In other places you place a game object named “unclassified” first, add some instances to it as children, then add a bunch more game objects to the root, then afterwards go back and add more to the “unclassified” game object. In the mean time you have added many more game objects at the end of the hierarchy. This results in bad performance because Unity now has to copy the transforms that were added to the end.
You can solve this in two ways:
make the unclassified game objects be root game objects
only apply game objects at the end of the hierarchy. Basically create a game object, parent it, add children, and don’t change it once you have parented in locations afterwards.
In this case you have 50000 game objects and you are calling SetParent 8000 times, so things add up to your load time being roughly 2x slower in total. SetParent time with my changes went from 7000ms to 80ms. Changing your game code took me roughly 5 minutes.
It was good to check out this project folder, and I will write a blog post with examples of the corner cases you can now run into when doing lots of parenting. But since this is a perfectly solvable problem and the new system gives huge speedups in other places, we see this as working as intended.
Yep, with the explanations given in this thread it makes perfect sense and, as you said, is trivial to fix.
Thanks for taking the time to make sure it is working as intended (on a Saturday!).
@Sebioff
I am very curious if you have been able to adapt your code to work optimally with the new SetParent behaviour and if you were able to get performance to be as good or better than 5.3?
@Joachim_Ante_1
We haven’t done the full switch to 5.4 yet, but yes, at least the immediately apparent issues can be easily fixed by removing any unnecessary parenting and keeping hierarchies as shallow as possible, which seems to result in about equal performance to 5.3. Not sure how easily that can be achieved in practice for other games, but at least for us it shouldn’t be a big problem.

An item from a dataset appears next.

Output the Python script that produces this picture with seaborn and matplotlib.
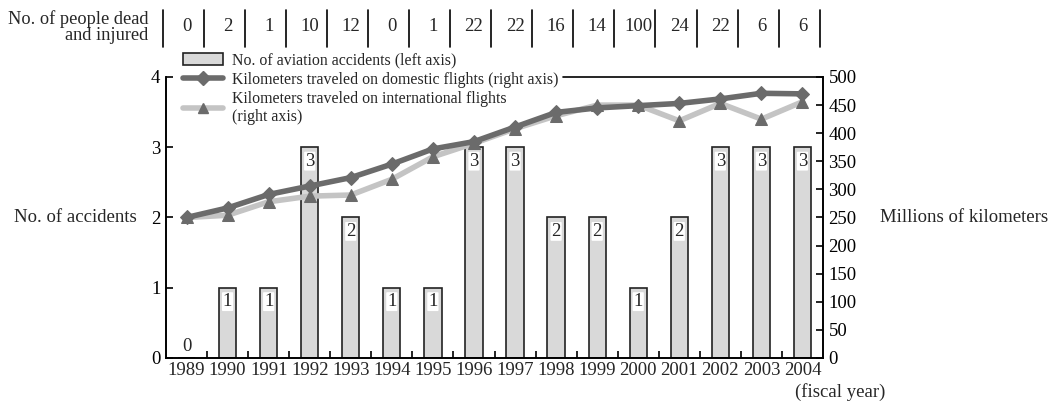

I have to say though that I never noticed a performance issue with SetParent in 5.3 in the first place, so I was curious and tried the following code to get a direct comparison:
void OnGUI() {
if (GUILayout.Button("Benchmark")) {
Profiler.BeginSample("Ordered parenting");
GameObject root = new GameObject("Root");
for (int i = 0; i < 20000; i++) {
new GameObject("Child").transform.parent = root.transform;
}
Profiler.EndSample();
Profiler.BeginSample("Random order parenting");
for (int i = 0; i < 20000; i++) {
new GameObject("Child").transform.parent = root.transform.GetChild(Random.Range(0, root.transform.childCount - 1));
}
Profiler.EndSample();
#if UNITY_5_4
Profiler.BeginSample("Ordered parenting + capacity");
root = new GameObject("Root");
root.transform.hierarchyCapacity = 20000;
for (int i = 0; i < 20000; i++) {
new GameObject("Child").transform.parent = root.transform;
}
Profiler.EndSample();
#endif
}
}
On a standalone build running on a 2014 Mac Mini I get the following results:
5.3.5p2:
So unless I made a mistake in my test or there are some other benefits to the hierarchy change the 5.3 behaviour is better (no huge penalty for not appending to the hierarchy end + even slightly faster overall).
(Slightly off-topic, but apart from that 5.4 is performing much better for our game Especially rendering time improved a lot, probably mostly due to instancing)
I’d like to add my voice to this - I, too, have never noticed any performance issues with SetParent until 5.4, when I’ve suddenly got multi-millisecond spikes for operations which were previously insignificant (many of which are in UI, as @mdrotar mentions).
I’d much rather have SetParent perform pretty well in all cases, rather than amazingly in one specific instance and poorly otherwise. I worry that this might be a lab-conditions optimisation that causes huge problems in real-life projects.
Would it be an option for you to submit your project, or a stripped down version, that illustrates the issue and post the case # here? This would allow Joachim to take a look at this use-case and hopefully come up with a fix.